Set problem: Copy everything from the line with "Write a web page that recreates this chart with Apache" down to the line with "const pct = (arr)", inclusive of both, exactly as written; leave out all pictures.
## begin
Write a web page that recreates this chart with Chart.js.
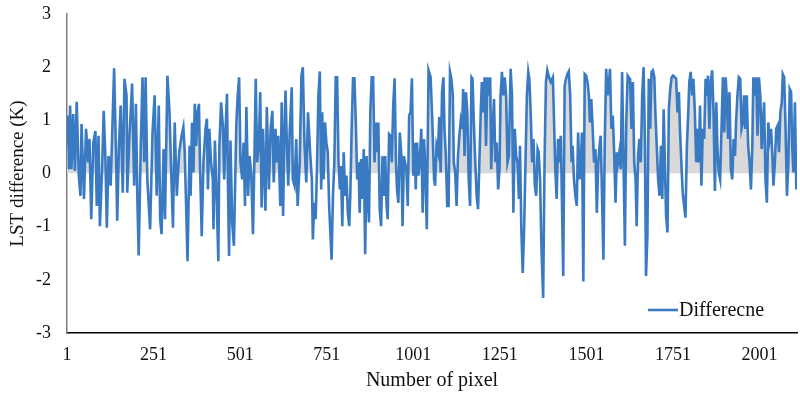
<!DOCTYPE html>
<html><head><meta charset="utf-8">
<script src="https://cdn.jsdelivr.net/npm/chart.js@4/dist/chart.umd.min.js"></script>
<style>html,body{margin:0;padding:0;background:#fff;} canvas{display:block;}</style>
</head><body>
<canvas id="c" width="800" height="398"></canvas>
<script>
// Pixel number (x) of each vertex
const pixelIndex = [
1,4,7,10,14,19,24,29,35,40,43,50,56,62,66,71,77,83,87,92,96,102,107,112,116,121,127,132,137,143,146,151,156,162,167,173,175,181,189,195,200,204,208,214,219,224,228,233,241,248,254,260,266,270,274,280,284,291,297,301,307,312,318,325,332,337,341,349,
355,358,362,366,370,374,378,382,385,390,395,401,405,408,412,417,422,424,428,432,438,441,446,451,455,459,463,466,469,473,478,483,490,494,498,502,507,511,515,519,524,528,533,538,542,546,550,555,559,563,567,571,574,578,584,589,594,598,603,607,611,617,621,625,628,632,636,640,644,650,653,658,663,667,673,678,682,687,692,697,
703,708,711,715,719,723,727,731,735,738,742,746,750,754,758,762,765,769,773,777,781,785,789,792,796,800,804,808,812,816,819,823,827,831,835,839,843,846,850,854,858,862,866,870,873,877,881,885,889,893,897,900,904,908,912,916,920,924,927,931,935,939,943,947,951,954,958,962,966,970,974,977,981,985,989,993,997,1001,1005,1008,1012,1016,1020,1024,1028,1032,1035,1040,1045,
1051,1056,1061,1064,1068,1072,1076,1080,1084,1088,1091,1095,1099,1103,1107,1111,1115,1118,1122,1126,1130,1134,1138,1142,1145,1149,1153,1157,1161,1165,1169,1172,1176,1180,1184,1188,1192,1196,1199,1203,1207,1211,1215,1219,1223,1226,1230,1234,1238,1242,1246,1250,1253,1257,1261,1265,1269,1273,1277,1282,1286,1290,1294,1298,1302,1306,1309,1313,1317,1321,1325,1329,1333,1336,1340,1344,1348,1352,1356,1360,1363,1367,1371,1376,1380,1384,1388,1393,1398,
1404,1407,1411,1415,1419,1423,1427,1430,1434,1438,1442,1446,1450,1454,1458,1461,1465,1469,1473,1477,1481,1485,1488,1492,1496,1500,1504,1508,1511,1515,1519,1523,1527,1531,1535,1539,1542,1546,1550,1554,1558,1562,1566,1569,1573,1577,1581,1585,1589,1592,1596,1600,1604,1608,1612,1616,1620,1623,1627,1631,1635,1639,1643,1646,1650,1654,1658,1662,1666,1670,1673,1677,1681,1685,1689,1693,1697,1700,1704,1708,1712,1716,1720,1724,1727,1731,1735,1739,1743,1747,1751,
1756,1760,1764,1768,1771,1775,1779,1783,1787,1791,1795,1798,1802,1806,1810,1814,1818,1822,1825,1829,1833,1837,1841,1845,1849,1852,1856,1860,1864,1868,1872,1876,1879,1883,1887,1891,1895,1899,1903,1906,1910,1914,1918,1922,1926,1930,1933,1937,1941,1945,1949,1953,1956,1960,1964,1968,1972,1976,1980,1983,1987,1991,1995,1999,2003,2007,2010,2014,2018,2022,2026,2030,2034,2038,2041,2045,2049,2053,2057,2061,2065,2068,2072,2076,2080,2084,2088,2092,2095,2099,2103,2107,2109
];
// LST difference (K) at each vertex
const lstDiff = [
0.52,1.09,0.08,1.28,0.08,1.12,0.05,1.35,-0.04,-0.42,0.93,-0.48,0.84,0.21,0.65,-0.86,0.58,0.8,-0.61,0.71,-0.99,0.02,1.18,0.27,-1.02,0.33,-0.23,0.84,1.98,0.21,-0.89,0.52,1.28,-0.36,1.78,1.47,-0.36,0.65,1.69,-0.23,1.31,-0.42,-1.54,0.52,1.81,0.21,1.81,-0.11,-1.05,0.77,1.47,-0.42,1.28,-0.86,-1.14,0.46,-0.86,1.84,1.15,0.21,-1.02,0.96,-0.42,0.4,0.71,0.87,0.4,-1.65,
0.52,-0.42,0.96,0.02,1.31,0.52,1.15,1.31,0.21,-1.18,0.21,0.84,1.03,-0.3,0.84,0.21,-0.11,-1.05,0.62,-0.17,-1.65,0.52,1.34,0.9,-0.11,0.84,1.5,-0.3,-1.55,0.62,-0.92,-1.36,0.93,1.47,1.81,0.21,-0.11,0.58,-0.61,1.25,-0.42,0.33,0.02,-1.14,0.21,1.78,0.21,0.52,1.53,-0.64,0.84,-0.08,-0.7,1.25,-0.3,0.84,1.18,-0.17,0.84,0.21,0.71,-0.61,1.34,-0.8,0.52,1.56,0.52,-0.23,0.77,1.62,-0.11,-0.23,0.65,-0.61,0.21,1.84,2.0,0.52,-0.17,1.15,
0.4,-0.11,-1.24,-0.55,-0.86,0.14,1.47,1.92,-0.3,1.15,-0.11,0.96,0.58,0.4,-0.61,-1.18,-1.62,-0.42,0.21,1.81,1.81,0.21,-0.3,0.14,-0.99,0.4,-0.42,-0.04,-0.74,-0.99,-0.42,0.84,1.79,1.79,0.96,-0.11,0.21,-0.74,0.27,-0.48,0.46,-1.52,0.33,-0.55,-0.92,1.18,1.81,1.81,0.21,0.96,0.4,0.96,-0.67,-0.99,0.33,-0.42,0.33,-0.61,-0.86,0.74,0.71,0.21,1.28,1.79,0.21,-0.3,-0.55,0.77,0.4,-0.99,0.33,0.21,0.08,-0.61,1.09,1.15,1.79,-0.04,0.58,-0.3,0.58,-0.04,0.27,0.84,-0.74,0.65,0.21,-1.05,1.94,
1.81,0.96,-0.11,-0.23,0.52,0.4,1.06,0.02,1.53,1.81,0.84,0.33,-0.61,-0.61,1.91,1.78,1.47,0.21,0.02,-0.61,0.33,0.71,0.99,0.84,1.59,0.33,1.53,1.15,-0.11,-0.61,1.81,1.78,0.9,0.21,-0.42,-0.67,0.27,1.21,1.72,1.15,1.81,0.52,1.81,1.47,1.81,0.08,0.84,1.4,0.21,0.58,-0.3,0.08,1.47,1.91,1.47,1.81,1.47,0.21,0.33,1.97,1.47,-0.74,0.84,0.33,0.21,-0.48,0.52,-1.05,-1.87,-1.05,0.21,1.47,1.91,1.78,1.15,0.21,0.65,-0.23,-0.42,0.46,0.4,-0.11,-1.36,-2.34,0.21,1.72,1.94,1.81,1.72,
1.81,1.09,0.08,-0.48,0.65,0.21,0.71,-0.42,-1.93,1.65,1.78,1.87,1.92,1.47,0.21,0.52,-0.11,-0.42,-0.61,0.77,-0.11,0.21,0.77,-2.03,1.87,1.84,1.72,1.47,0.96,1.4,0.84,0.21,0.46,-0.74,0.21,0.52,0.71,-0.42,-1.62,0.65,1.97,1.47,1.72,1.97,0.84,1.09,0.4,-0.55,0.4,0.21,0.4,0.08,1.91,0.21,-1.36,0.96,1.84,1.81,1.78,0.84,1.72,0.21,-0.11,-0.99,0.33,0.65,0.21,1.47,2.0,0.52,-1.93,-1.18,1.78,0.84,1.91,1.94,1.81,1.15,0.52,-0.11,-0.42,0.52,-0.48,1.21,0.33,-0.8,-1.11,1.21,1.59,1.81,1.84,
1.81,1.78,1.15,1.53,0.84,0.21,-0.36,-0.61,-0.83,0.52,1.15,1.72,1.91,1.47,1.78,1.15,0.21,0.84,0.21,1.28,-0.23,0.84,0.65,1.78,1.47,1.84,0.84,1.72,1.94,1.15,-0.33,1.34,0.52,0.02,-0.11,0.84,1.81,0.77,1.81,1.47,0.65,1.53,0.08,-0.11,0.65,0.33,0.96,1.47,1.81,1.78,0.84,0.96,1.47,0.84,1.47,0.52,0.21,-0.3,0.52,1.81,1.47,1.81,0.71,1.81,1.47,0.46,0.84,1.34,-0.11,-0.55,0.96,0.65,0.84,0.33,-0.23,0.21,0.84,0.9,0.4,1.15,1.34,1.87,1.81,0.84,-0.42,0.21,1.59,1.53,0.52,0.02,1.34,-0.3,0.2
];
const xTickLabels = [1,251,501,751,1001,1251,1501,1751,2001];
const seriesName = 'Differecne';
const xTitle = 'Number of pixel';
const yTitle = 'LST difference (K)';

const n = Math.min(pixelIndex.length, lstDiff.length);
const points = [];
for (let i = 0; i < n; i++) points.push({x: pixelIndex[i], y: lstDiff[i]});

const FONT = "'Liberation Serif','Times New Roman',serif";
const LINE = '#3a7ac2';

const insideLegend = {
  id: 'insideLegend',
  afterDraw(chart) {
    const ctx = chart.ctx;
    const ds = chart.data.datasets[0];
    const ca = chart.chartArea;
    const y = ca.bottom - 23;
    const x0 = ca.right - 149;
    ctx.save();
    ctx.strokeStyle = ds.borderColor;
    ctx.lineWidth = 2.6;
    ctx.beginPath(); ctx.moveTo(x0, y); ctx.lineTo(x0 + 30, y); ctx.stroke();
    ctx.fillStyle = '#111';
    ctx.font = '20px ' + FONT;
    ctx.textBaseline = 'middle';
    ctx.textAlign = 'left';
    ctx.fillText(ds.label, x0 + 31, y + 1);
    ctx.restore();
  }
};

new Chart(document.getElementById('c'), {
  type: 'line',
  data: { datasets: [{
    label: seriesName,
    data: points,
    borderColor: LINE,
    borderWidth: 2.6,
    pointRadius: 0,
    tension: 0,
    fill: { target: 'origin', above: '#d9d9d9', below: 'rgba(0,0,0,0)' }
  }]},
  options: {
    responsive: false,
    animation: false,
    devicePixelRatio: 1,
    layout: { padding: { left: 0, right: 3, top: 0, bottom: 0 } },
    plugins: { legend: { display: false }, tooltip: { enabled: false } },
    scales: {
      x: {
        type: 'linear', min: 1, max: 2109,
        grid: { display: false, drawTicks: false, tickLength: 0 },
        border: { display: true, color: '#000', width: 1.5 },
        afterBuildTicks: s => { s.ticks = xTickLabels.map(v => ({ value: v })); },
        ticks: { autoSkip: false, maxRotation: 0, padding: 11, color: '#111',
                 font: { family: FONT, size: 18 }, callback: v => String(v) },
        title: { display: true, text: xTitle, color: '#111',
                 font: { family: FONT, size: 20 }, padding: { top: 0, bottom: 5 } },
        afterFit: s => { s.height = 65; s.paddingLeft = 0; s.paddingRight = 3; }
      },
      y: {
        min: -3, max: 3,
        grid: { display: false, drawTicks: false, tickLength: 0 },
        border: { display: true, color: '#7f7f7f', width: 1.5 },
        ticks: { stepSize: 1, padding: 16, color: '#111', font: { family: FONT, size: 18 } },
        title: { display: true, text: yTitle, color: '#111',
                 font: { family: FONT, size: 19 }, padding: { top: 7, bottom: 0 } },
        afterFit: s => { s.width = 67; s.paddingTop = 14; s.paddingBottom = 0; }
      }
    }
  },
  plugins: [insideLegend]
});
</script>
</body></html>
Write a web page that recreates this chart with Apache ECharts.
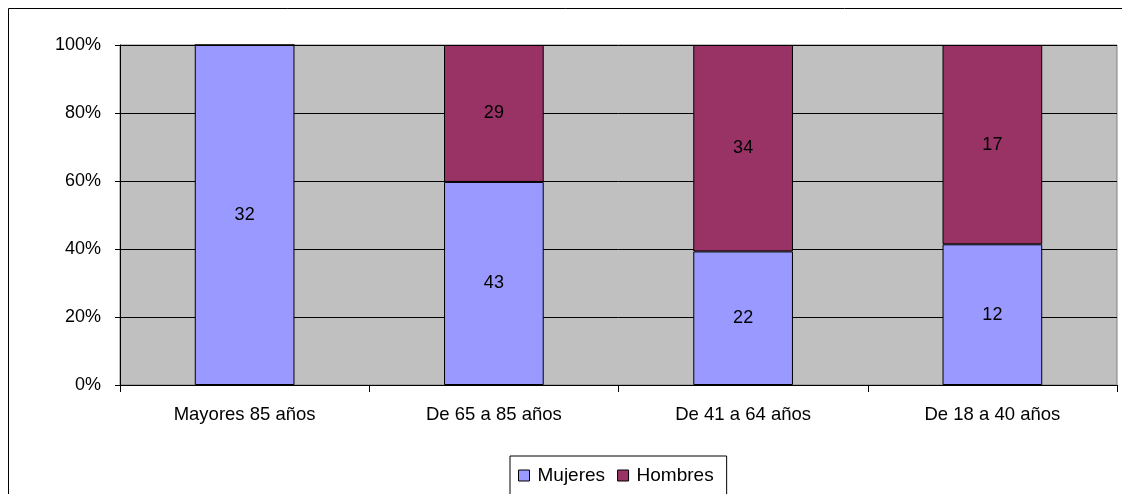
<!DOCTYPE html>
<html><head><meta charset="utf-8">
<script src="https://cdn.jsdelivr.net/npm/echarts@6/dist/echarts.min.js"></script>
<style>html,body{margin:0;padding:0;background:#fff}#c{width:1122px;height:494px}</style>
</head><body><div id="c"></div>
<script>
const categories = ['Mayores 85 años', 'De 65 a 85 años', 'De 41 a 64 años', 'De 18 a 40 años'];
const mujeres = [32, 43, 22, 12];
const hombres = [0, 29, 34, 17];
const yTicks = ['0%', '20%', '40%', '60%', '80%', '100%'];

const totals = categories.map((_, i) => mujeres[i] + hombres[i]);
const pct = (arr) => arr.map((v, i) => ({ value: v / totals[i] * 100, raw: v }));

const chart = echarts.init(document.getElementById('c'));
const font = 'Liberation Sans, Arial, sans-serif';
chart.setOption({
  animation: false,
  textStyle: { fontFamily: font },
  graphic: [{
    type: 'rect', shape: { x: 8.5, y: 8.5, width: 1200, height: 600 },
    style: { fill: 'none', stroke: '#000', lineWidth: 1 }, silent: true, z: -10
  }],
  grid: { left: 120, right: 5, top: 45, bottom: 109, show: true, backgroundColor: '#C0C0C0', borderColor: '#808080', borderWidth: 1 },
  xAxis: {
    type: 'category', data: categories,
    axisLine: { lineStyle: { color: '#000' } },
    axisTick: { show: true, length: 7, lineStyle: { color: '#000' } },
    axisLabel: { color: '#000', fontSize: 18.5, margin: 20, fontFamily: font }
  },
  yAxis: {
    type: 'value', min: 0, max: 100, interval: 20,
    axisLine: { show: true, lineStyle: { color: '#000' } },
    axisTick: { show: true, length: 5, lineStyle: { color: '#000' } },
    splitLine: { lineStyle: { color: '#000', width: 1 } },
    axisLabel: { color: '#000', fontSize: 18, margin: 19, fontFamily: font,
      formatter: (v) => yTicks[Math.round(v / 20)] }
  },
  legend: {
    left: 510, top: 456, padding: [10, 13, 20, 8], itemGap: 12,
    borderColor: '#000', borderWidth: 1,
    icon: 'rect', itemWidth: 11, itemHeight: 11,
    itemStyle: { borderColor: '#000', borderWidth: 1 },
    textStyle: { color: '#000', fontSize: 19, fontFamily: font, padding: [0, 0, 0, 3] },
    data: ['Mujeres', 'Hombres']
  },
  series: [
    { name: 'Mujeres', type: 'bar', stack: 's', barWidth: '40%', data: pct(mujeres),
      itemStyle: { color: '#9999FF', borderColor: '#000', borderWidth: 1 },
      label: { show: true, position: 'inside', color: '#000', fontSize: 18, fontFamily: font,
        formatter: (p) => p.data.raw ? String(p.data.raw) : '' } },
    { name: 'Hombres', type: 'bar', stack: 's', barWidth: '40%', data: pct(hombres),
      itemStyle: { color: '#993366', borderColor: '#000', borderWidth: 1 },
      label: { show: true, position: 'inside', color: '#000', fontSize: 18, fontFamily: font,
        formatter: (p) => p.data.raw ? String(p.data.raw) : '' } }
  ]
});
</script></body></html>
## end
The result:
Write a web page that recreates this chart with Apache ECharts.
<!DOCTYPE html>
<html><head><meta charset="utf-8">
<script src="https://cdn.jsdelivr.net/npm/echarts@6/dist/echarts.min.js"></script>
<style>html,body{margin:0;padding:0;background:#fff}#c{width:1122px;height:494px}</style>
</head><body><div id="c"></div>
<script>
const categories = ['Mayores 85 años', 'De 65 a 85 años', 'De 41 a 64 años', 'De 18 a 40 años'];
const mujeres = [32, 43, 22, 12];
const hombres = [0, 29, 34, 17];
const yTicks = ['0%', '20%', '40%', '60%', '80%', '100%'];

const totals = categories.map((_, i) => mujeres[i] + hombres[i]);
const pct = (arr) => arr.map((v, i) => ({ value: v / totals[i] * 100, raw: v }));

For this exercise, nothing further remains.